30 Jan Safe play is to lock
As anticipated, this week has turned out to be an exciting one in the markets! Yesterday, the Fed announced another $10 Billion taper. In turn, mortgage bonds got a big boost higher and the stock market took another hit. Then today, GDP for the 4th quarter of 2013 came in at 3.2%, which was higher than the 3% anticipated but a big drop from the previous quarter’s 4.1%. In addition, weekly jobless claims came in at 348k, which was an increase of 19k from last week’s figure of 329k. Although a bit higher than expected the past few weeks, the trend line is still heading lower as the job market continues to show overall improvement.

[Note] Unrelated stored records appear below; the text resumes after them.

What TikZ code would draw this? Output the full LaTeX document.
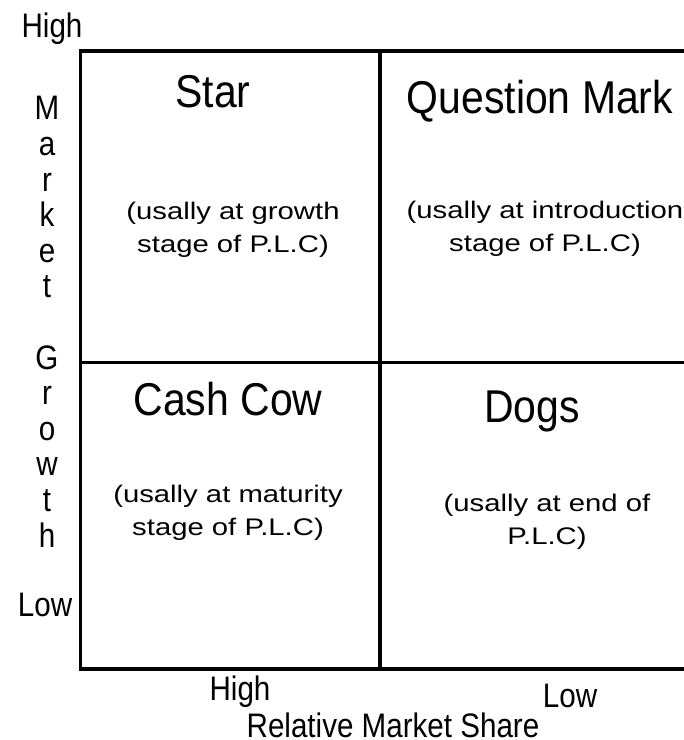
\documentclass[tikz,border=0pt]{standalone}
\usepackage{fontspec}
\setmainfont{Liberation Sans}
\newfontfamily\titlefont{Liberation Sans}[FakeStretch=0.89]
\newfontfamily\notefont{Liberation Sans}[FakeStretch=1.22]
\newfontfamily\axisfont{Liberation Sans}[FakeStretch=0.87]
\usepackage{tikz}

\tikzset{
    gridline/.style={line width=2.5pt, black},
    quadtitle/.style={anchor=base, inner sep=0pt, font=\titlefont\fontsize{34.5}{40}\selectfont},
    quadnote/.style={anchor=base, inner sep=0pt, align=center, font=\notefont\fontsize{18}{24.75}\selectfont},
    axislabel/.style={anchor=base, inner sep=0pt, font=\axisfont\fontsize{25.5}{26.7}\selectfont}
}

\begin{document}
\begin{tikzpicture}[x=0.75pt, y=-0.75pt]
            \useasboundingbox (0,0) rectangle (684,740);
            \clip (0,0) rectangle (684,740);

            % the four quadrants
            \coordinate (tl) at (80.5,51);
            \coordinate (tr) at (700,51);
            \coordinate (bl) at (80.5,669);
            \coordinate (br) at (700,669);
            \coordinate (mt) at (380,51);
            \coordinate (mb) at (380,669);
            \coordinate (ml) at (80.5,362.5);
            \coordinate (mr) at (700,362.5);
            \draw [gridline] (tr) -- (tl) -- (bl) -- (br);
            \draw [gridline] (mt) -- (mb);
            \draw [gridline] (ml) -- (mr);

            % notes sit on the baseline of their last line
            \node[quadtitle] (star) at (213,107) {Star};
            \node[quadnote] (starnote) at (233,252) {(usally at growth\\stage of P.L.C)};

            \node[quadtitle] (qmark) at (540,113) {Question Mark};
            \node[quadnote] (qmarknote) at (545,251) {(usally at introduction\\stage of P.L.C)};

            \node[quadtitle] (cashcow) at (228,415) {Cash Cow};
            \node[quadnote] (cashcownote) at (228,535) {(usally at maturity\\stage of P.L.C)};

            \node[quadtitle] (dogs) at (532,422) {Dogs};
            \node[quadnote] (dogsnote) at (547,544) {(usally at end of\\P.L.C)};

            % axes
            \node[axislabel] (ytop) at (52,37) {High};
            \node[axislabel, align=center] (ytitle) at (47,547)
                {M\\a\\r\\k\\e\\t\\[26.7pt]G\\r\\o\\w\\t\\h};
            \node[axislabel] (ybottom) at (45,616) {Low};
            \node[axislabel] (xleft) at (240,700) {High};
            \node[axislabel] (xright) at (570,707) {Low};
            \node[axislabel] (xtitle) at (393,737) {Relative Market Share};
\end{tikzpicture}
\end{document}
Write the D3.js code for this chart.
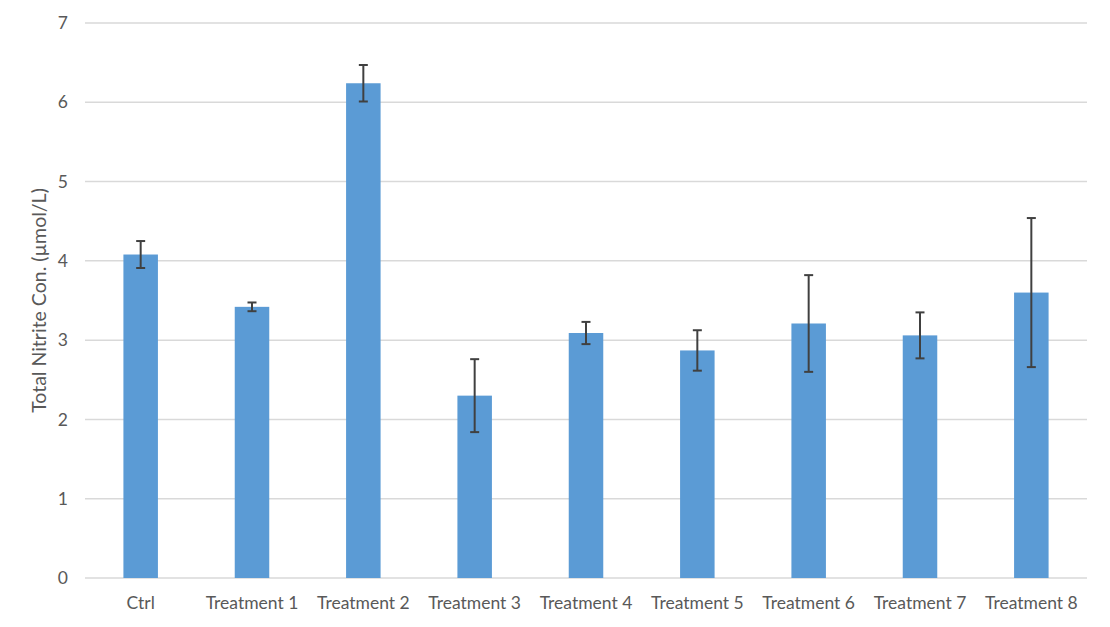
<!DOCTYPE html>
<html>
<head>
<meta charset="utf-8">
<script src="https://cdn.jsdelivr.net/npm/d3@7"></script>
<style>
  body { margin: 0; background: #fff; }
  text { font-family: Lato, "Open Sans", sans-serif; fill: #595959; }
</style>
</head>
<body>
<script>
// chart size
const width = 1110;
const height = 627;
const margin = {top: 23, right: 23, bottom: 49, left: 85};

// data
const categories = ["Ctrl", "Treatment 1", "Treatment 2", "Treatment 3", "Treatment 4",
                    "Treatment 5", "Treatment 6", "Treatment 7", "Treatment 8"];
const means = [4.08, 3.42, 6.24, 2.30, 3.09, 2.87, 3.21, 3.06, 3.60];
const errors = [0.17, 0.055, 0.23, 0.46, 0.14, 0.255, 0.61, 0.29, 0.94];
const yTicks = [0, 1, 2, 3, 4, 5, 6, 7];

const data = categories.map((c, i) => ({name: c, value: means[i], err: errors[i]}));

const x = d3.scaleBand()
    .domain(categories)
    .range([margin.left, width - margin.right])
    .paddingInner(0.69)
    .paddingOuter(0.345);

const y = d3.scaleLinear()
    .domain([0, 7])
    .range([height - margin.bottom, margin.top]);

const svg = d3.select("body").append("svg")
    .attr("width", width)
    .attr("height", height);

// grid lines
svg.append("g")
    .selectAll("line")
    .data(yTicks)
    .join("line")
    .attr("x1", margin.left)
    .attr("x2", width - margin.right)
    .attr("y1", d => y(d))
    .attr("y2", d => y(d))
    .attr("stroke", "#d9d9d9")
    .attr("stroke-width", 1.5);

// y axis labels
const yAxis = g => g
    .attr("transform", `translate(${margin.left},0)`)
    .call(d3.axisLeft(y).tickValues(yTicks).tickFormat(d3.format("d")).tickSize(0).tickPadding(17))
    .call(g => g.select(".domain").remove())
    .call(g => g.selectAll("text").attr("font-size", "17.5px").attr("fill", "#595959")
        .style("font-family", "Lato, 'Open Sans', sans-serif"));
svg.append("g").call(yAxis);

// x axis labels
const xAxis = g => g
    .attr("transform", `translate(0,${height - margin.bottom})`)
    .call(d3.axisBottom(x).tickSize(0).tickPadding(19))
    .call(g => g.select(".domain").remove())
    .call(g => g.selectAll("text").attr("font-size", "17.5px").attr("fill", "#595959")
        .style("font-family", "Lato, 'Open Sans', sans-serif"));
svg.append("g").call(xAxis);

// bars
svg.append("g")
    .selectAll("rect")
    .data(data)
    .join("rect")
    .attr("x", d => x(d.name))
    .attr("width", x.bandwidth())
    .attr("y", d => y(d.value))
    .attr("height", d => y(0) - y(d.value))
    .attr("fill", "#5b9bd5");

// error bars
const eb = svg.append("g")
    .attr("stroke", "#404040")
    .attr("stroke-width", 2)
    .selectAll("g")
    .data(data)
    .join("g")
    .attr("transform", d => `translate(${x(d.name) + x.bandwidth() / 2},0)`);
eb.append("line")
    .attr("y1", d => y(d.value - d.err))
    .attr("y2", d => y(d.value + d.err));
eb.append("line")
    .attr("x1", -4.5).attr("x2", 4.5)
    .attr("y1", d => y(d.value + d.err))
    .attr("y2", d => y(d.value + d.err));
eb.append("line")
    .attr("x1", -4.5).attr("x2", 4.5)
    .attr("y1", d => y(d.value - d.err))
    .attr("y2", d => y(d.value - d.err));

// y axis title
svg.append("text")
    .attr("transform", `translate(46,${(margin.top + height - margin.bottom) / 2}) rotate(-90)`)
    .attr("text-anchor", "middle")
    .attr("font-size", "19.5px")
    .text("Total Nitrite Con. (µmol/L)");
</script>
</body>
</html>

Pending home sales were reported to be down 8.7% for December, with a year over year decline of 8.8%. We expected a slowdown in this figure. However, the pace of slowdown is greater than what we had anticipated. This is again supporting our concerns that the housing market is cooling. On a positive note, we don’t feel there is a significant need to be alarmed. A slower pace of growth is healthy long term, not to mention that growth is still growth….
Mortgage bonds are currently above the 200 day moving average. We are approaching risky levels, and I am now feeling a bit concerned that we may see a pull back. The safe play is to lock while pricing is near the best levels seen in months. For those wanting to see if the 200 DMA holds; I suggest watching closely and have your hand on the trigger for locking should this level be breached.